En su cápsula “Día x Día” que publica el periodista José Báez Guerrero en la página “Puntos de Vista” de este periódico, se quejaba el buen amigo de cuán ruidosos somos los dominicanos.
Al leer su lamento no pude menos que asentir, aunque en cierto modo me alentó descubrir que no estoy solo en el sufrimiento que me produce la mentada violación a la paz y el sosiego a que creo tener derecho.
Me viene a la memoria la vergüenza que pasé una vez en Punta del Este, Uruguay, cuando almorzaba con un grupo de compatriotas en un acogedor restaurante junto al mar, y nuestra conversación, que versaba amigablemente sobre el tema de la contaminación del medio ambiente, fue subiendo de tono, al grado de que más bien parecía que se trataba de una agria discusión con ribetes de violencia.
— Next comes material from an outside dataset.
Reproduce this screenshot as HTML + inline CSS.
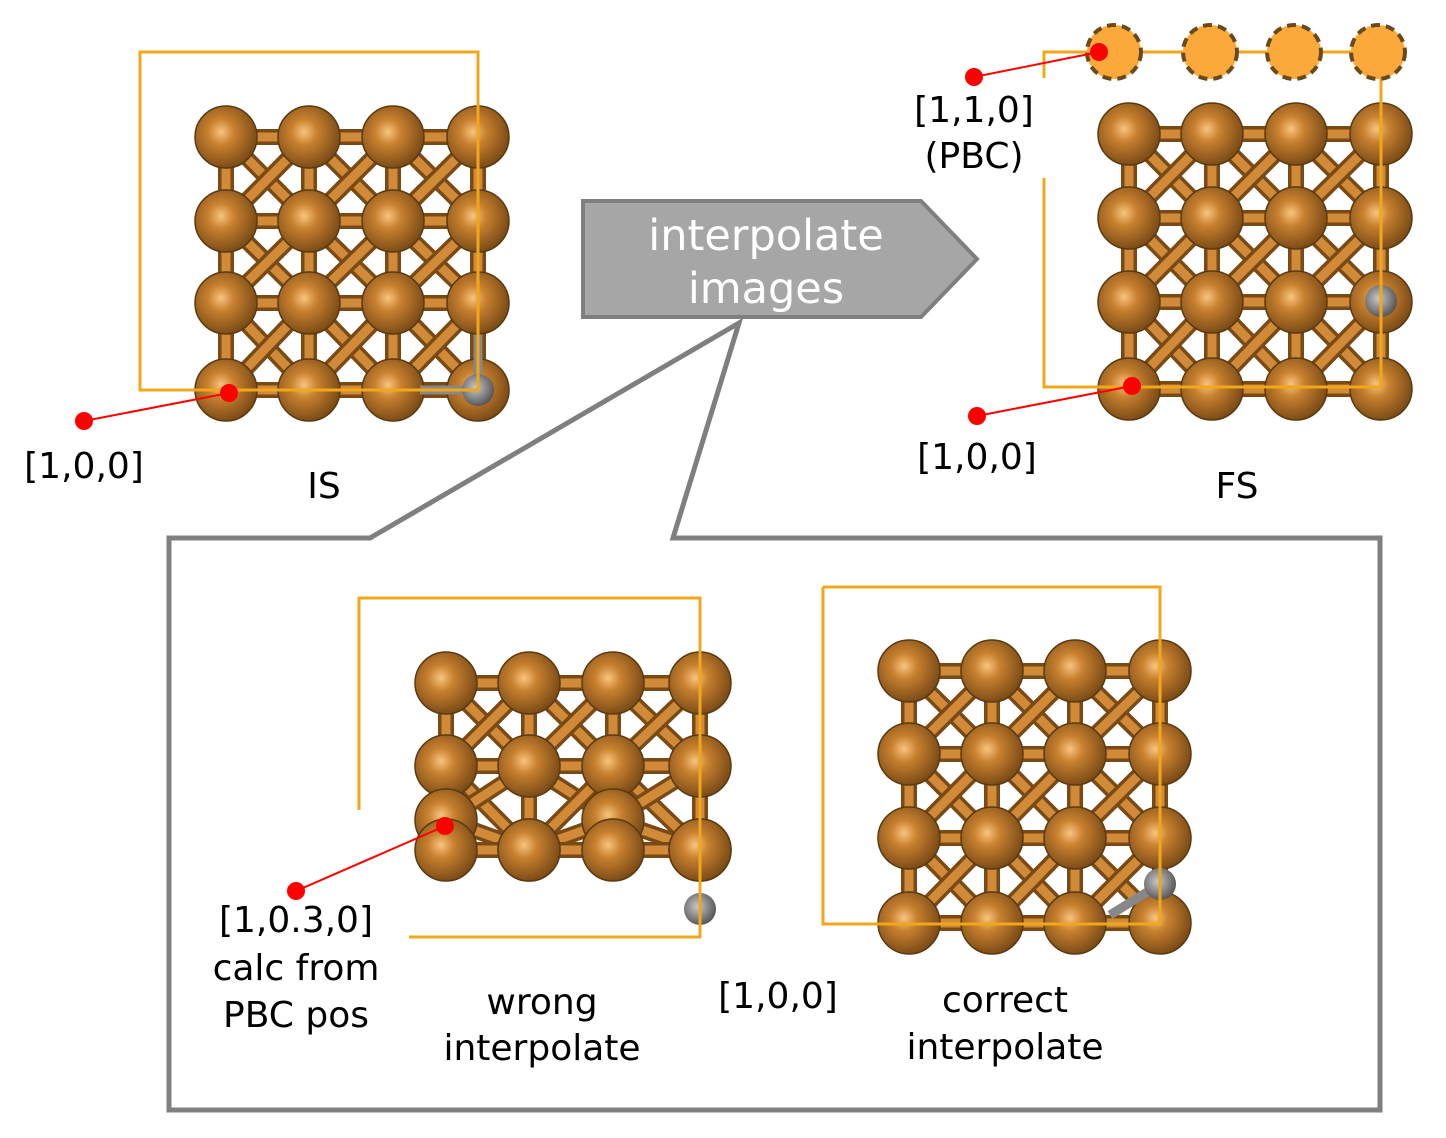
<!DOCTYPE html>
<html><head><meta charset="utf-8"><style>
body{margin:0;background:#fff;}
svg{display:block;font-family:"DejaVu Sans","Liberation Sans",sans-serif;}
</style></head><body>
<svg id="s" width="1446" height="1138" viewBox="0 0 1446 1138" xmlns="http://www.w3.org/2000/svg">
<defs>
<radialGradient id="cu" cx="0.42" cy="0.42" r="0.6">
<stop offset="0" stop-color="#f8c47e"/><stop offset="0.35" stop-color="#c8812f"/><stop offset="1" stop-color="#7a4a16"/>
</radialGradient>
<radialGradient id="h" cx="0.42" cy="0.42" r="0.6">
<stop offset="0" stop-color="#c8c8c8"/><stop offset="1" stop-color="#555"/>
</radialGradient>
</defs>
<g id="lat"></g>
<polyline points="140,60 140,52 478,52 478,390 140,390 140,60" fill="none" stroke="#f0a81a" stroke-width="3"/>
<polyline points="1044,78 1044,52 1381,52 1381,387 1044,387 1044,178" fill="none" stroke="#f0a81a" stroke-width="3"/>
<polyline points="359,810 359,598 700,598 700,937 409,937" fill="none" stroke="#f0a81a" stroke-width="3"/>
<polyline points="823,587 1160,587 1160,924 823,924 823,587" fill="none" stroke="#f0a81a" stroke-width="3"/>
<g fill="#fca93c" stroke="#6a4a1a" stroke-width="4" stroke-dasharray="9 6">
<circle cx="1114" cy="52" r="27"/><circle cx="1210" cy="52" r="27"/><circle cx="1294" cy="52" r="27"/><circle cx="1378" cy="52" r="27"/>
</g>
<g stroke="#f00" stroke-width="2"><line x1="84" y1="421" x2="229" y2="393"/><line x1="974" y1="77" x2="1099" y2="52"/><line x1="977" y1="416" x2="1132" y2="386"/><line x1="296" y1="891" x2="445" y2="826"/></g>
<g fill="#f00"><circle cx="84" cy="421" r="9"/><circle cx="229" cy="393" r="9"/><circle cx="974" cy="77" r="9"/><circle cx="1099" cy="52" r="9"/><circle cx="977" cy="416" r="9"/><circle cx="1132" cy="386" r="9"/><circle cx="296" cy="891" r="9"/><circle cx="445" cy="826" r="9"/></g>
<polygon points="583,201 921,201 977,259 921,317 583,317" fill="#a6a6a6" stroke="#7f7f7f" stroke-width="4"/>
<text x="766" y="250" font-size="43" fill="#fff" text-anchor="middle">interpolate</text>
<text x="766" y="303" font-size="43" fill="#fff" text-anchor="middle">images</text>
<polygon points="169,538 370,538 739,323 673,538 1380,538 1380,1110 169,1110" fill="none" stroke="#7f7f7f" stroke-width="5"/>
<g font-size="36" fill="#000" text-anchor="middle">
<text x="84" y="478">[1,0,0]</text>
<text x="324" y="498">IS</text>
<text x="974" y="122">[1,1,0]</text>
<text x="974" y="168">(PBC)</text>
<text x="977" y="469">[1,0,0]</text>
<text x="1237" y="498">FS</text>
<text x="296" y="932">[1,0.3,0]</text>
<text x="296" y="980">calc from</text>
<text x="296" y="1027">PBC pos</text>
<text x="542" y="1014">wrong</text>
<text x="542" y="1060">interpolate</text>
<text x="778" y="1008">[1,0,0]</text>
<text x="1005" y="1012">correct</text>
<text x="1005" y="1059">interpolate</text>
</g>
</svg>
<script>
const NS="http://www.w3.org/2000/svg",g=document.getElementById('lat');
function el(t,a){const e=document.createElementNS(NS,t);for(const k in a)e.setAttribute(k,a[k]);g.appendChild(e);return e;}
function bond(x1,y1,x2,y2){el('line',{x1,y1,x2,y2,stroke:'#7a4a16','stroke-width':16,'stroke-linecap':'round'});el('line',{x1,y1,x2,y2,stroke:'#d08a38','stroke-width':9,'stroke-linecap':'round'});}
function lattice(xs,ys){
 for(let r=0;r<ys.length;r++)for(let c=0;c<xs.length;c++){
  if(c<xs.length-1)bond(xs[c],ys[r][c],xs[c+1],ys[r][c+1]);
  if(r<ys.length-1){bond(xs[c],ys[r][c],xs[c],ys[r+1][c]);
   if(c<xs.length-1){bond(xs[c],ys[r][c],xs[c+1],ys[r+1][c+1]);bond(xs[c+1],ys[r][c+1],xs[c],ys[r+1][c]);}}
 }
 for(let r=0;r<ys.length;r++)for(let c=0;c<xs.length;c++)el('circle',{cx:xs[c],cy:ys[r][c],r:31,fill:'url(#cu)',stroke:'#5a3a10','stroke-width':1.5});
}
function rows(ys,n){return ys.map(y=>Array(n).fill(y));}
lattice([226,309,393,478],rows([137,221,303,390],4));
lattice([1129,1212,1296,1381],rows([134,218,302,389],4));
lattice([909,992,1075,1160],rows([671,754,838,923],4));
lattice([446,529,613,700],[[683,683,683,683],[766,766,766,766],[820,850,820,850],[850,850,850,850]]);
el('polyline',{points:'478,335 478,390 420,390',fill:'none',stroke:'#888','stroke-width':9});
el('circle',{cx:478,cy:390,r:16,fill:'url(#h)'});
el('circle',{cx:1381,cy:301,r:16,fill:'url(#h)'});
el('line',{x1:1160,y1:884,x2:1110,y2:915,stroke:'#888','stroke-width':9});
el('circle',{cx:1160,cy:884,r:16,fill:'url(#h)'});
el('circle',{cx:700,cy:909,r:16,fill:'url(#h)'});
</script>
</body></html>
Cuando ya no resistió más, un parroquiano que ocupaba una mesa vecina nos increpó: “Quienes están contaminando el ambiente son ustedes” -dicho lo cual abandonó el lugar con un fuerte portazo.
Pero no es solo el ruido innecesario lo que me saca de casillas. La otra plaga que no soporto es la impuntualidad. Se ha hablado y escrito mucho de este tema, pero nunca será suficiente insistir en ello.
La impuntualidad, aparte de lo costosa que resulta a la larga, es la más descarada forma de desconsideración y falta de respeto que puede concebirse.
Al impuntual no debe dársele oportunidad esperándole para iniciar una que otra actividad. Por el contrario, a la hora señalada, deben cerrarse las puertas para que quien llegue tarde no pueda entrar.
Guerra a los ruidosos y a los impuntuales, dos plagas que nos persiguen y que solo nos causan molestias y atrasos.